== Stated exercise ==
Include the line with "label_y = [300, 266, 201, 153]" and every line before it in the entries below, echoed exactly, but not the pictures.

Plotting code records
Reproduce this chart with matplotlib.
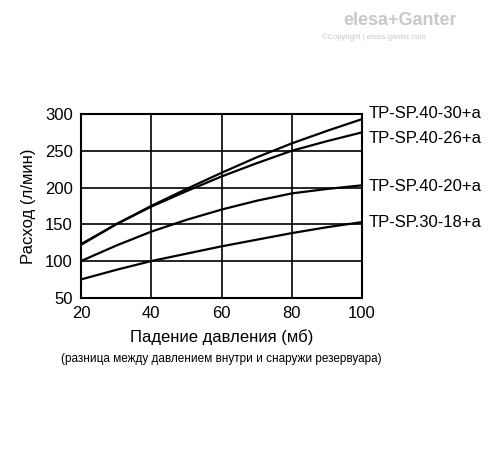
import matplotlib.pyplot as plt

# Data
pressure = [20, 30, 40, 50, 60, 70, 80, 90, 100]
flow_40_30 = [123, 150, 175, 198, 220, 241, 260, 277, 293]
flow_40_26 = [122, 150, 174, 195, 215, 233, 250, 263, 275]
flow_40_20 = [100, 121, 140, 156, 170, 182, 192, 198, 203]
flow_30_18 = [75, 88, 100, 110, 120, 129, 138, 146, 153]
series = [('TP-SP.40-30+a', flow_40_30), ('TP-SP.40-26+a', flow_40_26),
          ('TP-SP.40-20+a', flow_40_20), ('TP-SP.30-18+a', flow_30_18)]
label_y = [300, 266, 201, 153]

plt.rcParams['font.family'] = ['Liberation Sans', 'DejaVu Sans']
fig = plt.figure(figsize=(4.88, 4.54), dpi=100)
ax = fig.add_axes([0.166, 0.344, 0.576, 0.405])

for (name, vals), ly in zip(series, label_y):
    ax.plot(pressure, vals, color='black', linewidth=1.6)
    ax.text(102, ly, name, fontsize=12, va='center', ha='left', clip_on=False)

ax.set_xlim(20, 100)
ax.set_ylim(50, 300)
ax.set_xticks([20, 40, 60, 80, 100])
ax.set_yticks([50, 100, 150, 200, 250, 300])
ax.grid(True, color='black', linewidth=1.2)
for s in ax.spines.values():
    s.set_linewidth(1.5)
ax.tick_params(length=0, labelsize=12, pad=6)
ax.set_xlabel('Падение давления (мб)', fontsize=12, labelpad=6)
ax.set_ylabel('Расход (л/мин)', fontsize=12, labelpad=6)
fig.text(0.454, 0.203, '(разница между давлением внутри и снаружи резервуара)',
         fontsize=8.5, ha='center')

# Watermark
fig.text(0.935, 0.945, 'elesa+Ganter', fontsize=13, color='#c8c8c8', ha='right', weight='bold')
fig.text(0.66, 0.915, '©Copyright | elesa-ganter.com', fontsize=5.5, color='#c8c8c8')

fig.savefig('out.png', dpi=100)
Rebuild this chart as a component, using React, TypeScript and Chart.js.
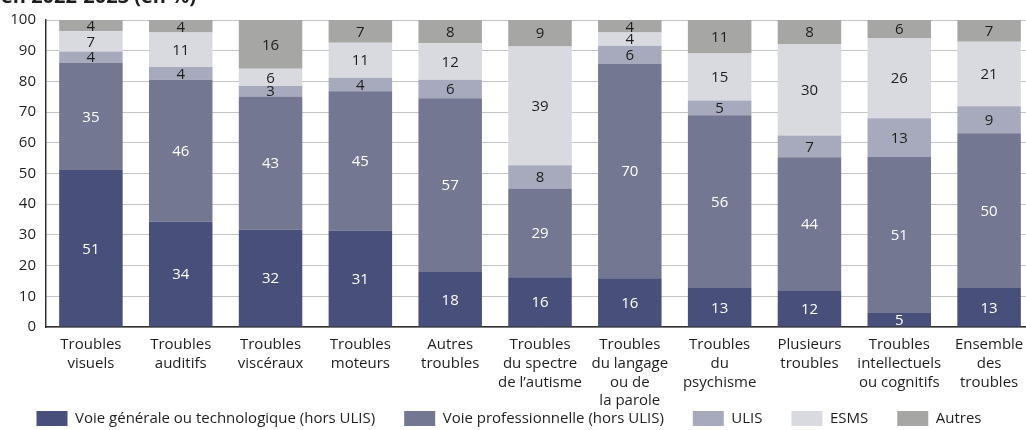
import React, { useEffect, useRef } from "react";
import { Chart, registerables } from "chart.js";

Chart.register(...registerables);

const categories: string[][] = [
  ["Troubles", "visuels"],
  ["Troubles", "auditifs"],
  ["Troubles", "viscéraux"],
  ["Troubles", "moteurs"],
  ["Autres", "troubles"],
  ["Troubles", "du spectre", "de l’autisme"],
  ["Troubles", "du langage", "ou de", "la parole"],
  ["Troubles", "du", "psychisme"],
  ["Plusieurs", "troubles"],
  ["Troubles", "intellectuels", "ou cognitifs"],
  ["Ensemble", "des", "troubles"],
];

const voieGenerale = [51.1, 34.3, 31.7, 31.4, 17.9, 16.2, 15.9, 12.7, 11.7, 4.6, 12.7];
const voiePro = [35.0, 46.2, 43.4, 45.4, 56.6, 28.9, 69.8, 56.3, 43.6, 50.8, 50.4];
const ulis = [3.6, 4.2, 3.4, 4.4, 6.0, 7.6, 5.9, 4.8, 7.1, 12.6, 8.8];
const esms = [6.6, 11.2, 5.6, 11.4, 11.9, 38.7, 4.3, 15.3, 29.8, 26.1, 21.0];
const autres = [3.7, 4.1, 15.9, 7.4, 7.6, 8.6, 4.1, 10.9, 7.8, 5.9, 7.1];

const seriesNames = [
  "Voie générale ou technologique (hors ULIS)",
  "Voie professionnelle (hors ULIS)",
  "ULIS",
  "ESMS",
  "Autres",
];
const seriesColors = ["#474f7a", "#737791", "#a7aabc", "#d8dadf", "#a6a6a4"];
const labelColors = ["#ffffff", "#ffffff", "#1e1e1e", "#1e1e1e", "#1e1e1e"];

const yTicks = [0, 10, 20, 30, 40, 50, 60, 70, 80, 90, 100];

const FONT = "'Open Sans', sans-serif";

const dataLabels = {
  id: "dataLabels",
  afterDatasetsDraw(chart: any) {
    const ctx = chart.ctx;
    ctx.save();
    ctx.font = `15px ${FONT}`;
    ctx.textAlign = "center";
    ctx.textBaseline = "middle";
    chart.data.datasets.forEach((ds: any, di: number) => {
      const meta = chart.getDatasetMeta(di);
      meta.data.forEach((bar: any, i: number) => {
        const v = ds.data[i] as number;
        const p = bar.getProps(["x", "y", "base"], true);
        ctx.fillStyle = labelColors[di];
        ctx.fillText(String(Math.round(v)), p.x, (p.y + p.base) / 2 + 1);
      });
    });
    ctx.restore();
  },
};

const shiftLegend = {
  id: "shiftLegend",
  afterLayout(chart: any) {
    const l = chart.legend;
    if (l) {
      l.left -= 8;
      l.right -= 8;
    }
  },
};

export default function App() {
  const ref = useRef<HTMLCanvasElement | null>(null);

  useEffect(() => {
    if (!ref.current) return;
    Chart.defaults.font.family = FONT;
    const series = [voieGenerale, voiePro, ulis, esms, autres];
    const chart = new Chart(ref.current, {
      type: "bar",
      data: {
        labels: categories,
        datasets: series.map((d, i) => ({
          label: seriesNames[i],
          data: d,
          backgroundColor: seriesColors[i],
          borderWidth: 0,
          barPercentage: 0.707,
          categoryPercentage: 1,
        })),
      },
      options: {
        responsive: false,
        animation: false,
        layout: { padding: { top: 20, left: 0, right: 0, bottom: 0 } },
        plugins: {
          tooltip: { enabled: false },
          legend: {
            position: "bottom",
            maxHeight: 48,
            labels: {
              boxWidth: 31,
              boxHeight: 15,
              padding: 29,
              color: "#1e1e1e",
              font: { size: 15, family: FONT },
            },
          },
        },
        scales: {
          x: {
            stacked: true,
            grid: { display: false, drawTicks: false },
            border: { display: true, color: "#333333", width: 1.5 },
            ticks: {
              color: "#1e1e1e",
              padding: 8,
              maxRotation: 0,
              autoSkip: false,
              font: { size: 15, family: FONT, lineHeight: 1.26 },
            },
            afterFit(scale: any) {
              scale.height = 55;
              // let multi-line labels extend below the (shortened) axis box
              scale._computeLabelArea = () => undefined;
            },
          },
          y: {
            stacked: true,
            min: 0,
            max: 100,
            afterBuildTicks(scale: any) {
              scale.ticks = yTicks.map((v) => ({ value: v }));
            },
            grid: { color: "#c4c4c4", lineWidth: 1, drawTicks: false },
            border: { display: true, color: "#333333", width: 1.5 },
            ticks: {
              color: "#1e1e1e",
              padding: 10,
              font: { size: 15, family: FONT },
            },
            afterFit(scale: any) {
              scale.width = 46;
            },
          },
        },
      },
      plugins: [dataLabels, shiftLegend],
    });
    return () => chart.destroy();
  }, []);

  return (
    <div
      style={{
        position: "absolute",
        left: 0,
        top: 0,
        width: 1026,
        height: 430,
        overflow: "hidden",
        background: "#ffffff",
      }}
    >
      <div style={{ position: "absolute", left: 0, top: 0, width: 1034, height: 430 }}>
        <canvas ref={ref} width={1034} height={430} />
      </div>
      <div
        style={{
          position: "absolute",
          left: 1,
          top: -14.5,
          fontFamily: FONT,
          fontWeight: 700,
          fontSize: 20,
          lineHeight: "20px",
          color: "#1e1e1e",
          whiteSpace: "nowrap",
        }}
      >
        en 2022-2023 (en %)
      </div>
    </div>
  );
}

== Task response ==
Reproduce this chart with matplotlib.
import matplotlib.pyplot as plt

# Data
pressure = [20, 30, 40, 50, 60, 70, 80, 90, 100]
flow_40_30 = [123, 150, 175, 198, 220, 241, 260, 277, 293]
flow_40_26 = [122, 150, 174, 195, 215, 233, 250, 263, 275]
flow_40_20 = [100, 121, 140, 156, 170, 182, 192, 198, 203]
flow_30_18 = [75, 88, 100, 110, 120, 129, 138, 146, 153]
series = [('TP-SP.40-30+a', flow_40_30), ('TP-SP.40-26+a', flow_40_26),
          ('TP-SP.40-20+a', flow_40_20), ('TP-SP.30-18+a', flow_30_18)]
label_y = [300, 266, 201, 153]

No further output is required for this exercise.